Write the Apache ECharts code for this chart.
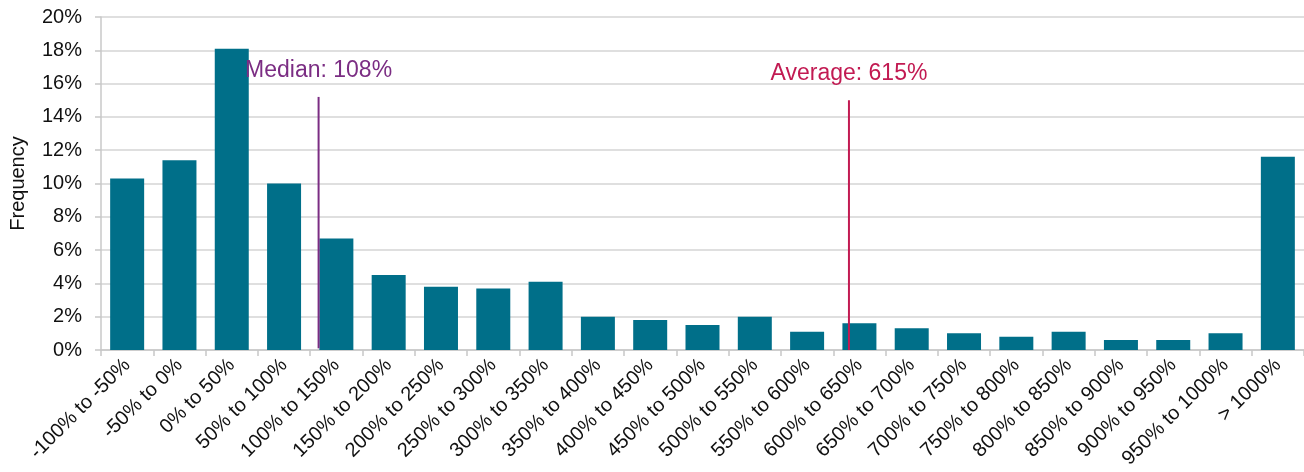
<!DOCTYPE html>
<html>
<head>
<meta charset="utf-8">
<script src="https://cdn.jsdelivr.net/npm/echarts@6/dist/echarts.min.js"></script>
<style>
  html, body { margin: 0; padding: 0; background: #fff; }
  #chart { width: 1304px; height: 472px; }
</style>
</head>
<body>
<div id="chart"></div>
<script>
// Return buckets (50-point bins plus an open-ended top bin)
const categories = [
  '-100% to -50%', '-50% to 0%', '0% to 50%', '50% to 100%', '100% to 150%',
  '150% to 200%', '200% to 250%', '250% to 300%', '300% to 350%', '350% to 400%',
  '400% to 450%', '450% to 500%', '500% to 550%', '550% to 600%', '600% to 650%',
  '650% to 700%', '700% to 750%', '750% to 800%', '800% to 850%', '850% to 900%',
  '900% to 950%', '950% to 1000%', '> 1000%'
];
// Share of observations in each bucket, percent
const frequency = [
  10.3, 11.4, 18.1, 10.0, 6.7,
  4.5, 3.8, 3.7, 4.1, 2.0,
  1.8, 1.5, 2.0, 1.1, 1.6,
  1.3, 1.0, 0.8, 1.1, 0.6,
  0.6, 1.0, 11.6
];
const yTicks = { min: 0, max: 20, interval: 2 };
// Summary statistics of the return, percent
const medianValue = 108;
const averageValue = 615;
// Height of the marker lines, percent frequency
const medianLine = [0.1, 15.2];
const averageLine = [0, 15.0];
// Continuous return scale under the buckets: -100% .. 1050%
const returnScale = { min: -100, max: 1050 };

const font = '"Liberation Sans", Arial, sans-serif';
const chart = echarts.init(document.getElementById('chart'), null, { renderer: 'canvas' });

function markerSeries(name, value, span, color, text) {
  return {
    name: name,
    type: 'line',
    xAxisIndex: 1,
    yAxisIndex: 0,
    symbol: 'circle',
    symbolSize: 0,
    showSymbol: true,
    silent: true,
    lineStyle: { color: color, width: 2 },
    itemStyle: { color: color },
    labelLayout: { hideOverlap: false },
    data: [
      { value: [value, span[0]], label: { show: false } },
      {
        value: [value, span[1]],
        label: {
          show: true,
          position: 'top',
          distance: 15,
          formatter: text,
          color: color,
          fontFamily: font,
          fontSize: 23
        }
      }
    ],
    z: 5
  };
}

chart.setOption({
  animation: false,
  backgroundColor: '#ffffff',
  grid: { left: 101, right: 0, top: 17, bottom: 122, containLabel: false, outerBoundsMode: 'none' },
  xAxis: [
    {
      type: 'category',
      data: categories,
      boundaryGap: true,
      axisLine: { show: true, lineStyle: { color: '#c8c8c8', width: 1.5 } },
      axisTick: { show: true, length: 6, interval: 0, lineStyle: { color: '#c8c8c8', width: 1.5 } },
      axisLabel: {
        interval: 0,
        rotate: 45,
        margin: 12,
        color: '#111',
        fontFamily: font,
        fontSize: 20
      }
    },
    {
      type: 'value',
      min: returnScale.min,
      max: returnScale.max,
      show: false
    }
  ],
  yAxis: {
    type: 'value',
    min: yTicks.min,
    max: yTicks.max,
    interval: yTicks.interval,
    name: 'Frequency',
    nameLocation: 'middle',
    nameGap: 73,
    nameTextStyle: { color: '#111', fontFamily: font, fontSize: 20 },
    axisLine: { show: true, onZero: false, lineStyle: { color: '#c8c8c8', width: 1.5 } },
    axisTick: { show: true, length: 6, lineStyle: { color: '#c8c8c8', width: 1.5 } },
    axisLabel: {
      formatter: '{value}%',
      margin: 19,
      color: '#111',
      fontFamily: font,
      fontSize: 20
    },
    splitLine: { show: true, lineStyle: { color: '#d4d4d4', width: 1.5 } }
  },
  series: [
    {
      name: 'Frequency',
      type: 'bar',
      data: frequency,
      barCategoryGap: '35%',
      itemStyle: { color: '#006f89' },
      z: 2
    },
    markerSeries('Median', medianValue, medianLine, '#7b2d83', 'Median: ' + medianValue + '%'),
    markerSeries('Average', averageValue, averageLine, '#c21a52', 'Average: ' + averageValue + '%')
  ]
});
</script>
</body>
</html>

• BRIEF:
Copy out all the data without changing anything, and drop the pictures.

• PROBLEM SOLUTION:
Write the Apache ECharts code for this chart.
<!DOCTYPE html>
<html>
<head>
<meta charset="utf-8">
<script src="https://cdn.jsdelivr.net/npm/echarts@6/dist/echarts.min.js"></script>
<style>
  html, body { margin: 0; padding: 0; background: #fff; }
  #chart { width: 1304px; height: 472px; }
</style>
</head>
<body>
<div id="chart"></div>
<script>
// Return buckets (50-point bins plus an open-ended top bin)
const categories = [
  '-100% to -50%', '-50% to 0%', '0% to 50%', '50% to 100%', '100% to 150%',
  '150% to 200%', '200% to 250%', '250% to 300%', '300% to 350%', '350% to 400%',
  '400% to 450%', '450% to 500%', '500% to 550%', '550% to 600%', '600% to 650%',
  '650% to 700%', '700% to 750%', '750% to 800%', '800% to 850%', '850% to 900%',
  '900% to 950%', '950% to 1000%', '> 1000%'
];
// Share of observations in each bucket, percent
const frequency = [
  10.3, 11.4, 18.1, 10.0, 6.7,
  4.5, 3.8, 3.7, 4.1, 2.0,
  1.8, 1.5, 2.0, 1.1, 1.6,
  1.3, 1.0, 0.8, 1.1, 0.6,
  0.6, 1.0, 11.6
];
const yTicks = { min: 0, max: 20, interval: 2 };
// Summary statistics of the return, percent
const medianValue = 108;
const averageValue = 615;
// Height of the marker lines, percent frequency
const medianLine = [0.1, 15.2];
const averageLine = [0, 15.0];
// Continuous return scale under the buckets: -100% .. 1050%
const returnScale = { min: -100, max: 1050 };

const font = '"Liberation Sans", Arial, sans-serif';
const chart = echarts.init(document.getElementById('chart'), null, { renderer: 'canvas' });

function markerSeries(name, value, span, color, text) {
  return {
    name: name,
    type: 'line',
    xAxisIndex: 1,
    yAxisIndex: 0,
    symbol: 'circle',
    symbolSize: 0,
    showSymbol: true,
    silent: true,
    lineStyle: { color: color, width: 2 },
    itemStyle: { color: color },
    labelLayout: { hideOverlap: false },
    data: [
      { value: [value, span[0]], label: { show: false } },
      {
        value: [value, span[1]],
        label: {
          show: true,
          position: 'top',
          distance: 15,
          formatter: text,
          color: color,
          fontFamily: font,
          fontSize: 23
        }
      }
    ],
    z: 5
  };
}

chart.setOption({
  animation: false,
  backgroundColor: '#ffffff',
  grid: { left: 101, right: 0, top: 17, bottom: 122, containLabel: false, outerBoundsMode: 'none' },
  xAxis: [
    {
      type: 'category',
      data: categories,
      boundaryGap: true,
      axisLine: { show: true, lineStyle: { color: '#c8c8c8', width: 1.5 } },
      axisTick: { show: true, length: 6, interval: 0, lineStyle: { color: '#c8c8c8', width: 1.5 } },
      axisLabel: {
        interval: 0,
        rotate: 45,
        margin: 12,
        color: '#111',
        fontFamily: font,
        fontSize: 20
      }
    },
    {
      type: 'value',
      min: returnScale.min,
      max: returnScale.max,
      show: false
    }
  ],
  yAxis: {
    type: 'value',
    min: yTicks.min,
    max: yTicks.max,
    interval: yTicks.interval,
    name: 'Frequency',
    nameLocation: 'middle',
    nameGap: 73,
    nameTextStyle: { color: '#111', fontFamily: font, fontSize: 20 },
    axisLine: { show: true, onZero: false, lineStyle: { color: '#c8c8c8', width: 1.5 } },
    axisTick: { show: true, length: 6, lineStyle: { color: '#c8c8c8', width: 1.5 } },
    axisLabel: {
      formatter: '{value}%',
      margin: 19,
      color: '#111',
      fontFamily: font,
      fontSize: 20
    },
    splitLine: { show: true, lineStyle: { color: '#d4d4d4', width: 1.5 } }
  },
  series: [
    {
      name: 'Frequency',
      type: 'bar',
      data: frequency,
      barCategoryGap: '35%',
      itemStyle: { color: '#006f89' },
      z: 2
    },
    markerSeries('Median', medianValue, medianLine, '#7b2d83', 'Median: ' + medianValue + '%'),
    markerSeries('Average', averageValue, averageLine, '#c21a52', 'Average: ' + averageValue + '%')
  ]
});
</script>
</body>
</html>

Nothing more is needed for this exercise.